I had always been an employee of one sort or another, whether as a teacher or a portfolio manager, and had come from a long line of employees, so the whole idea of going out on my own and actually running an enterprise was, well, rather scary. I had three young children and a mortgage. I have never been very good at disguising my feelings; certainly I wasn’t then. Dave sensed my state of near-panic, and was patient and kind and supportive in the early months. Even while running the Treasury Department of the State of Pennsylvania, he always had time for me, whether it was the broken postal meter or a non-performing stock. But there never was any doubt that Dave had left the business. He had no formal ties, only those of a friend. Nevertheless, I left Dave’s name on the masthead of the business to show my gratitude—and also in all honesty maybe to get some business from the State of Pennsylvania. The gratitude was for real and I hope Dave knew that; as for the state business, I got audited instead. Yes, the Republican-controlled House (Dave was a life-long Democrat) audited us. Lisa got us through with flying colors. In any event, for the next twenty-five years, both Dave and his wife Ann were unsparing in their kindness and generosity to me, Lisa and the rest of those in the firm.
One last word. Over my years in the industry I have learned that one’s clients tend to be reflections of oneself. I suppose it makes sense: someone interested in swinging for the fence would not be comfortable with a prudentially-minded value investor, or vice versa. I say this because Dave’s clients, who became my clients, were a remarkable group of smart people. I can tell lots of stories about their perspective and patience and grace under fire, but I will tell just one. In October 1987 the stock market crashed, losing a quarter of its value in a single day. To describe the atmosphere as catastrophic does not exaggerate the terror that most investors felt in the days following October 19. Insofar as I had just taken over from Dave, I thought I should call clients and reassure them. They reassured me. I remember one call in particular. It went this way:
“Well,” said Dave’s client who now was my client, “I came into the world naked and I supposed I can go out that way.”
I am happy to report that that did not happen, not by a long shot. But that attitude, which I would characterize as poised and mature and long-term, was Dave’s work and it was universal among his clients, and it served them well as investors if not in other ways. So it was that Dave Greene was a great teacher and a great investment manager and a great friend, and I will miss him deeply.

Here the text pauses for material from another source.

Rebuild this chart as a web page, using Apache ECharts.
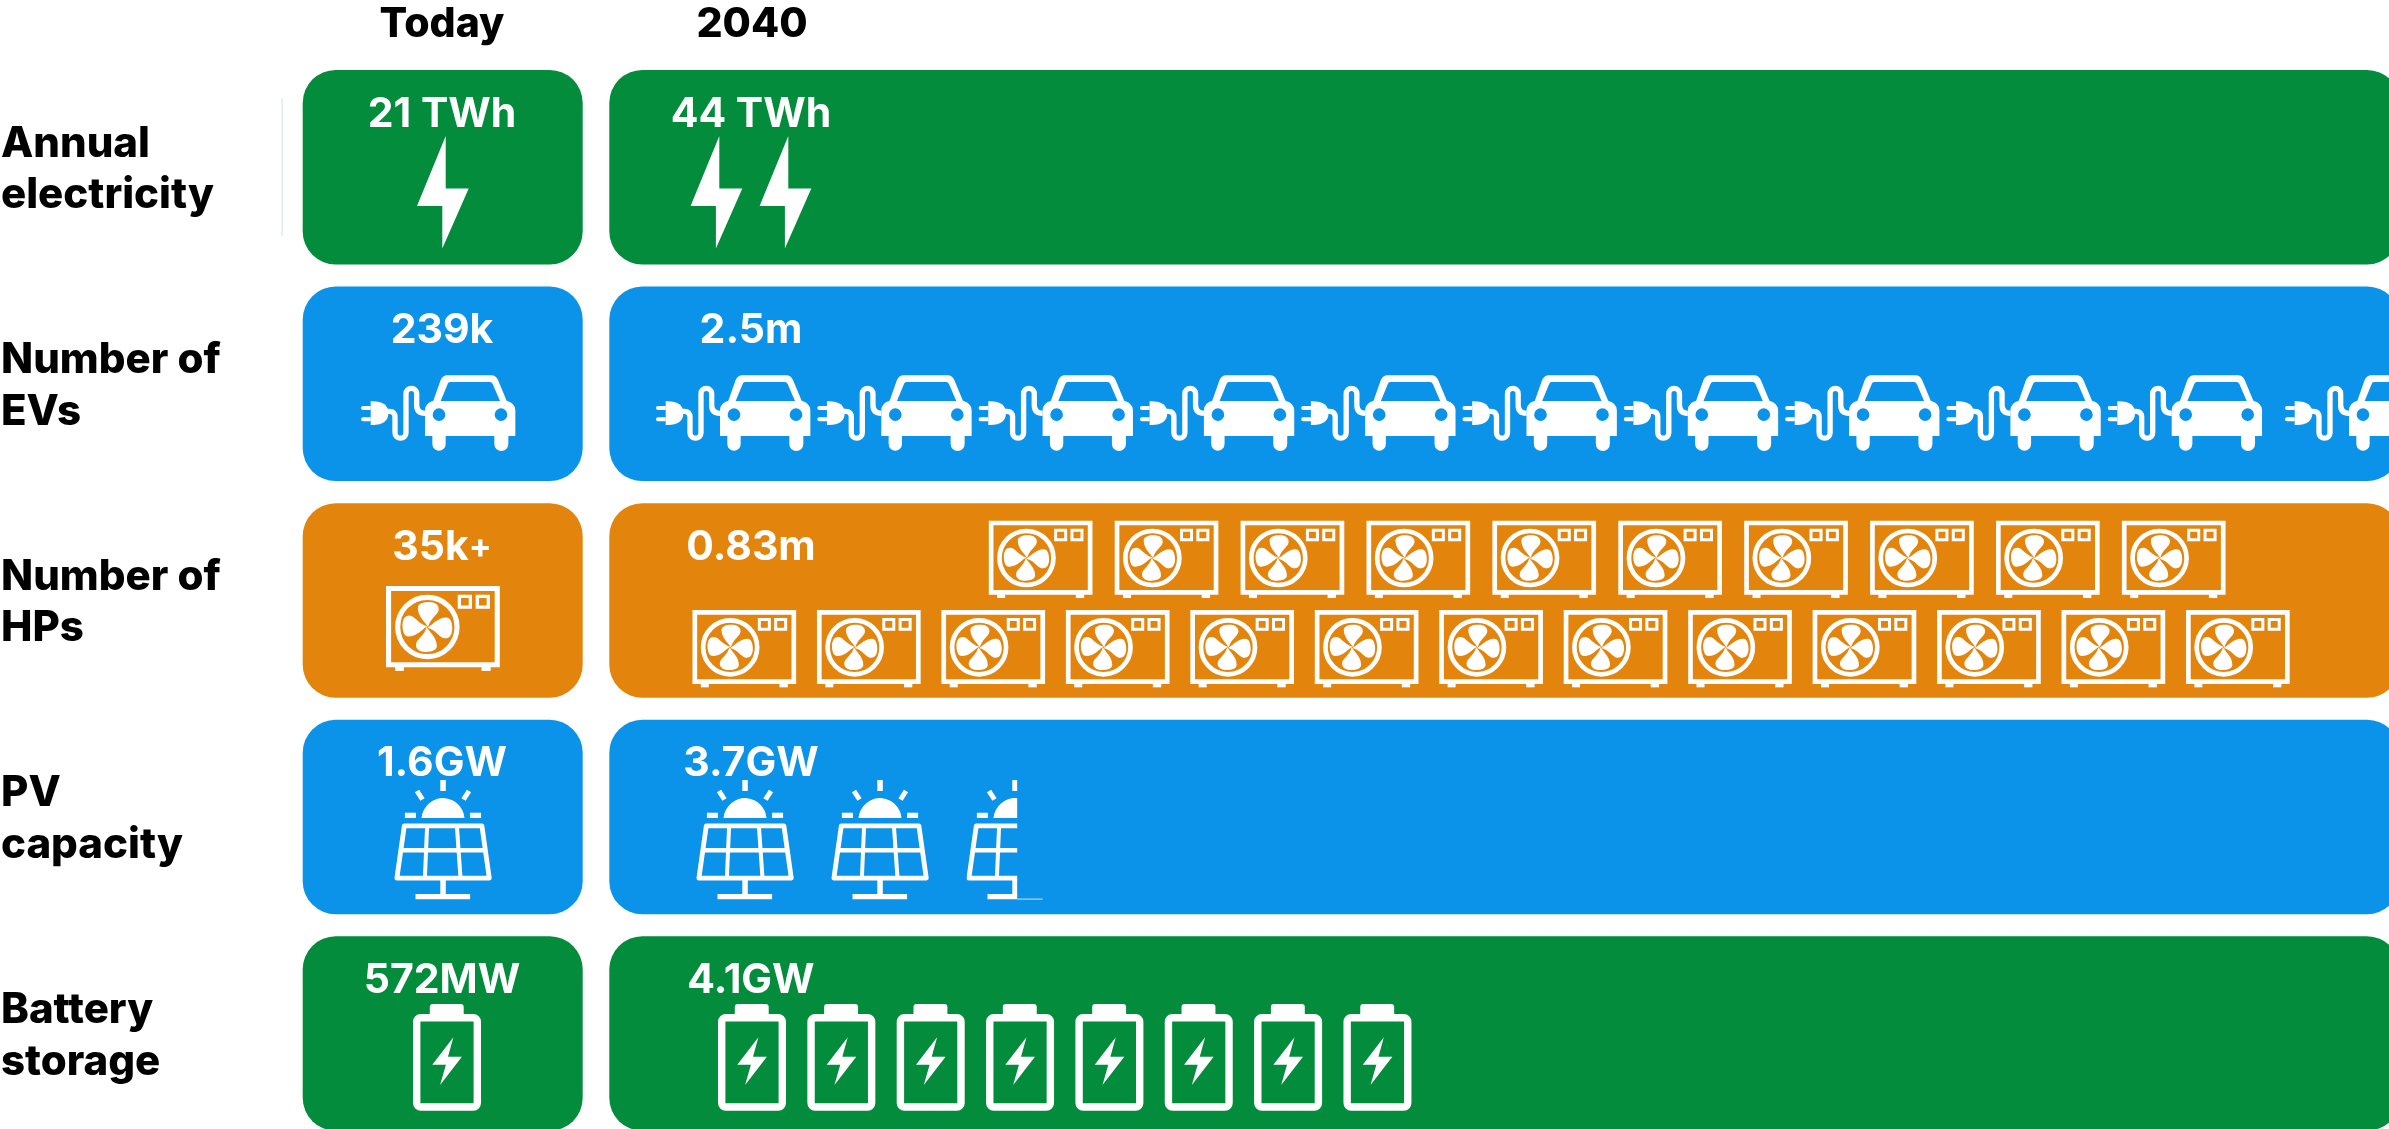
<!DOCTYPE html>
<html><head><meta charset="utf-8">
<style>html,body{margin:0;padding:0;background:#fff;overflow:hidden;height:1129px}#c{width:2389px;height:1160px}</style>
<script src="https://cdn.jsdelivr.net/npm/echarts@6/dist/echarts.min.js"></script>
</head><body><div id="c"></div>
<script>
// ---- data ----
const categories = ['Annual\nelectricity', 'Number of\nEVs', 'Number of\nHPs', 'PV\ncapacity', 'Battery\nstorage'];
const periods = ['Today', '2040'];
const todayLabels = ['21 TWh', '239k', '35k{p|+}', '1.6GW', '572MW'];
const futureLabels = ['44 TWh', '2.5m', '0.83m', '3.7GW', '4.1GW'];
const todayIcons = [1, 1, 1, 1, 1];
const futureIcons = [2, 11, 23, 2.52, 8];

// ---- layout & style ----
const W = 2389;
const FONT = 'Inter';
const rowColors = ['#028c3c', '#0a93e8', '#e3850d', '#0a93e8', '#028c3c'];
const PANEL_H = 194.5, PANEL_R = 33;
const todayPanel = [302.7, 582.7], futurePanel = [609.3, 2400];
const TODAY_CX = 442, FUTURE_CX = 751;
const kinds = ['bolt', 'ev', 'hp', 'pv', 'battery'];
const iconW = {bolt: 52, ev: 154, hp: 103.7, pv: 97.5, battery: 68};
const todayPlace = [[417, -31.2, 1], [361, -8.5, 1], [386, -14.4, 1.098], [394.5, -37, 1], [413, -29.6, 1]];
// each run: how many icons, start x, pitch, top offset from the row centre
const futureRuns = [
  [[Infinity, 690.6, 69, -31.2]],
  [[10, 656, 161.3, -8.5], [Infinity, 2285, 177, -8.5]],
  [[10, 988.8, 125.9, -79.7], [Infinity, 692.5, 124.46, 9.6]],
  [[Infinity, 696.5, 135, -37]],
  [[Infinity, 718, 89.35, -29.6]]
];

const panelData = [];
const iconData = [];
const textData = [];
const texts = [];
// text roles: 0 column head, 1 value inside a panel, 2 row label
function addText(str, x, row, off, role) { texts.push(str); textData.push([x, row, off, texts.length - 1, role]); }
periods.forEach((p, i) => addText(p, i ? 752 : 442, 0, -143, 0));
categories.forEach((c, r) => {
  addText(c, 1, r, 2.5, 2);
  panelData.push([todayPanel[0], r, todayPanel[1] - todayPanel[0]]);
  panelData.push([futurePanel[0], r, futurePanel[1] - futurePanel[0]]);
  addText(todayLabels[r], TODAY_CX, r, -53, 1);
  addText(futureLabels[r], FUTURE_CX, r, -53, 1);
  iconData.push([todayPlace[r][0], r, todayPlace[r][1], r, todayPlace[r][2], todayIcons[r]]);
  let left = futureIcons[r];
  futureRuns[r].forEach(run => {
    const n = Math.min(run[0], Math.ceil(left));
    for (let i = 0; i < n; i++) {
      iconData.push([run[1] + i * run[2], r, run[3], r, 1, Math.min(1, left - i)]);
    }
    left -= n;
  });
});

const WHITE = '#ffffff';
const f = (d, extra) => Object.assign({type: 'path', shape: {pathData: d}, style: {fill: WHITE}}, extra || {});
const s = (d, w) => ({type: 'path', shape: {pathData: d}, style: {fill: 'none', stroke: WHITE, lineWidth: w, lineJoin: 'round'}});
const rectFill = (x, y, w, h) => ({type: 'rect', shape: {x, y, width: w, height: h}, style: {fill: WHITE}});
const rectLine = (x, y, w, h, lw, r) => ({type: 'rect', shape: {x, y, width: w, height: h, r: r || 0}, style: {fill: 'none', stroke: WHITE, lineWidth: lw}});

const painters = {
  bolt: () => [f('M28.7 0 L28.7 52.6 L51.7 52.6 L25.3 112.6 L25.3 70 L0 70 Z')],
  ev: () => [{
    type: 'group', scaleX: 1 / 3, scaleY: 1 / 3,
    children: [{
      type: 'group', x: -23, y: -286,
      children: [
        f('M215 468 L215 390 Q215 370 240 362 L262 300 Q268 286 282 286 L414 286 Q428 286 434 300 L460 362 Q486 370 486 390 L486 468 L465 468 L465 492 A21 21 0 0 1 423 492 L423 468 L277 468 L277 492 A20 20 0 0 1 237 492 L237 468 Z M262 363 L440 363 L418 312 Q415 306 410 306 L290 306 Q285 306 283 312 Z M238 404 A19 19 0 1 0 276 404 A19 19 0 1 0 238 404 Z M424 404 A19 19 0 1 0 462 404 A19 19 0 1 0 424 404 Z'),
        f('M52 364 Q105 362 105 400 Q105 437 52 435 Z'),
        f('M29 378 L52 378 L52 390 L29 390 A6 6 0 0 1 29 378 Z M29 412 L52 412 L52 424 L29 424 A6 6 0 0 1 29 412 Z'),
        s('M100 394 L108 394 Q125 394 125 412 L125 458 A16.5 16.5 0 0 0 158 458 L158 341 A16 16 0 0 1 190 341 L190 375 Q190 400 215 400', 16)
      ]
    }]
  }],
  hp: () => {
    const blade = 'M2 0 C-4 -12 -26 -28 -26 -52 C-26 -62 -14 -68 4 -68 C22 -68 32 -60 31 -47 C30 -34 8 -24 2 0 Z';
    return [{
      type: 'group', scaleX: 1 / 3, scaleY: 1 / 3,
      children: [
        rectLine(7, 7, 297, 208, 14),
        rectFill(25, 220, 24, 12), rectFill(261, 220, 25, 12),
        rectLine(200.5, 28.5, 30, 29, 9), rectLine(249.5, 28.5, 30, 29, 9),
        {type: 'circle', shape: {cx: 113, cy: 112, r: 81}, style: {fill: 'none', stroke: WHITE, lineWidth: 14}},
        {type: 'group', x: 113, y: 112, children: [0, 1, 2, 3].map(k => f(blade, {rotation: -k * Math.PI / 2}))}
      ]
    }];
  },
  pv: () => [
    rectFill(45.8, 0, 5.5, 11),
    s('M22.5 11 L28 19.5', 5), s('M74.5 11 L69 19.5', 5),
    rectFill(10.4, 32.7, 11, 5.3), rectFill(75.6, 32.7, 11, 5.3),
    f('M27 38 A21.6 22 0 0 1 70 38 Z'),
    s('M9.8 45.8 L87.4 45.8 L94.8 98.2 L2.4 98.2 Z', 4.8),
    s('M5.9 70.3 L91 70.3', 4.4),
    s('M32.6 46 L30.4 98', 4), s('M62.4 46 L66 98', 4),
    rectFill(45.8, 99, 5.5, 16),
    rectFill(21, 114, 54.6, 5.3)
  ],
  battery: () => [
    f('M16.8 11 L16.8 3 Q16.8 0 19.8 0 L47.7 0 Q50.7 0 50.7 3 L50.7 11 Z'),
    rectLine(3.7, 13.7, 60.6, 89.3, 7.4, 4),
    f('M40.4 33.3 L35 52.7 L48.9 52.7 L27.1 81 L32.9 60.7 L19.3 60.7 Z')
  ]
};

function renderPanel(params, api) {
  const p = api.coord([api.value(0), api.value(1)]);
  const w = api.size([api.value(2), 0])[0];
  return {
    type: 'rect',
    shape: {x: p[0], y: p[1] - PANEL_H / 2, width: w, height: PANEL_H, r: PANEL_R},
    style: {fill: rowColors[api.value(1)]}
  };
}
function renderIcon(params, api) {
  const p = api.coord([api.value(0), api.value(1)]);
  const kind = kinds[api.value(3)];
  const sc = api.value(4), frac = api.value(5);
  const inner = {type: 'group', children: painters[kind]()};
  const children = [inner];
  if (frac < 1) {
    const cw = frac * iconW[kind];
    inner.clipPath = {type: 'rect', shape: {x: 0, y: -2, width: cw, height: 130}};
    children.push({type: 'rect', shape: {x: cw, y: 118.6, width: 25.5, height: 1}, style: {fill: '#cfe8fa'}});
  }
  return {type: 'group', x: p[0], y: p[1] + api.value(2), scaleX: sc, scaleY: sc, children};
}
function renderText(params, api) {
  const p = api.coord([api.value(0), api.value(1)]);
  const role = api.value(4);
  const align = role === 2 ? 'left' : 'center';
  return {
    type: 'text', x: p[0], y: p[1] + api.value(2),
    style: {
      text: texts[api.value(3)], fill: role === 1 ? WHITE : '#000000',
      fontFamily: FONT, fontSize: role === 2 ? 42 : 41, fontWeight: role === 1 ? 700 : 800,
      lineHeight: 51.6,
      align, verticalAlign: 'middle', textAlign: align, textVerticalAlign: 'middle',
      rich: {p: {fontSize: 34, fontFamily: FONT, fontWeight: 700, fill: WHITE}}
    }
  };
}
function renderRule(params, api) {
  const p = api.coord([api.value(0), api.value(1)]);
  return {type: 'rect', shape: {x: p[0], y: p[1] - 69, width: 1, height: 138}, style: {fill: '#cfe3d7'}};
}

const chart = echarts.init(document.getElementById('c'), null, {renderer: 'canvas'});
chart.setOption({
  animation: false,
  backgroundColor: '#ffffff',
  grid: {left: 0, top: 58.9, width: W, height: 1083},
  xAxis: {type: 'value', min: 0, max: W, show: false},
  yAxis: {
    type: 'category', data: categories, inverse: true,
    axisLine: {show: false}, axisTick: {show: false}, splitLine: {show: false},
    axisLabel: {show: false}
  },
  series: [
    {type: 'custom', silent: true, clip: false, encode: {x: 0, y: 1}, data: panelData, renderItem: renderPanel, z: 1},
    {type: 'custom', silent: true, clip: false, encode: {x: 0, y: 1}, data: [[281.6, 0]], renderItem: renderRule, z: 1},
    {type: 'custom', silent: true, clip: false, encode: {x: 0, y: 1}, data: iconData, renderItem: renderIcon, z: 2},
    {type: 'custom', silent: true, clip: false, encode: {x: 0, y: 1}, data: textData, renderItem: renderText, z: 3}
  ]
});
</script></body></html>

G. Davis Greene died of cancer on September 2, 2012, at age 81. Requiescat in pace. Ours is a long-term loss.
Getting Crowded Around Here
Joining us recently in the research and marketing areas are Matthew O’Brien, Ph.D., and Paul Devine, Ph.D. Also joining us as operations manager is Karen Rothenberger. She does has over 25 years’ experience in the investment advisory business and is ready to answer any and all client questions regarding statements, income remittances, you name it.
And on a final note, a bittersweet one, Dodi Nolly decided to resign at the end of the quarter after 16 years of accomplished service to the firm. Dodi was the brains behind our transition from simple computer systems to complicated ones. Dodi was a great innovator for us, in addition to being a friendly voice to clients. We wish her well.